In its closing and rebuttal, the Government highlighted the circumstantial evidence suggesting that it was Defendant, and not another individual, who used her employee number and password to access the compromised accounts. The prosecutor summarized the instructions given to Citizens Bank employees to safeguard their passwords and reminded the jury that the employees themselves selected these passwords and used them numerous times during the course of the work day. The prosecutor also noted that Defendant's former co-workers testified that they did not know Defendant's password. After Defense Counsel's attempt to raise reasonable doubt in his closing by suggesting that Defendant's password was compromised, the Prosecutor stated in her rebuttal that:
You also heard [Defense Counsel] say that passwords are compromised all the time.
There is no evidence being presented to you of passwords being compromised all the time.
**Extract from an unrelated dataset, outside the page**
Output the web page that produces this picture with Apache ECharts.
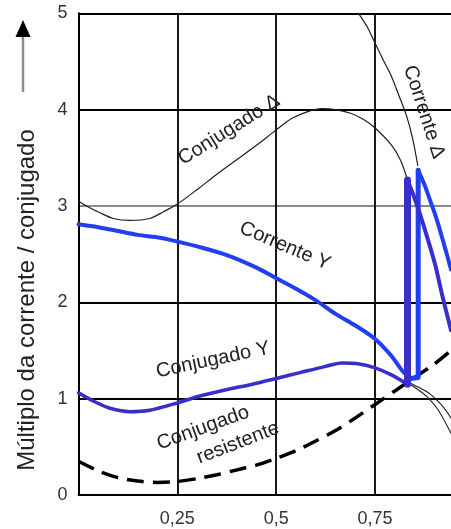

The only evidence you've heard is about the employees who came in here and talked about their passwords and what they do to protect them, and how they behave and how they operate in their work place. (Mar. 24, 2009 Tr. at 117-18.) There is nothing improper about this statement, which merely summarized the evidence presented; nor did the Government make any other statements that improperly shifted the burden of proof to Defendant or commented on Defendant's failure to testify. Accordingly, a new trial is not warranted on this basis.
There was sufficient evidence at trial for a jury to conclude that Defendant accessed the account information of Citizens Bank customers to defraud the bank. Accordingly, Defendant's motion for judgment of acquittal is denied. Defendant's motion for a new trial is also denied. An appropriate Order will be docketed with this Memorandum.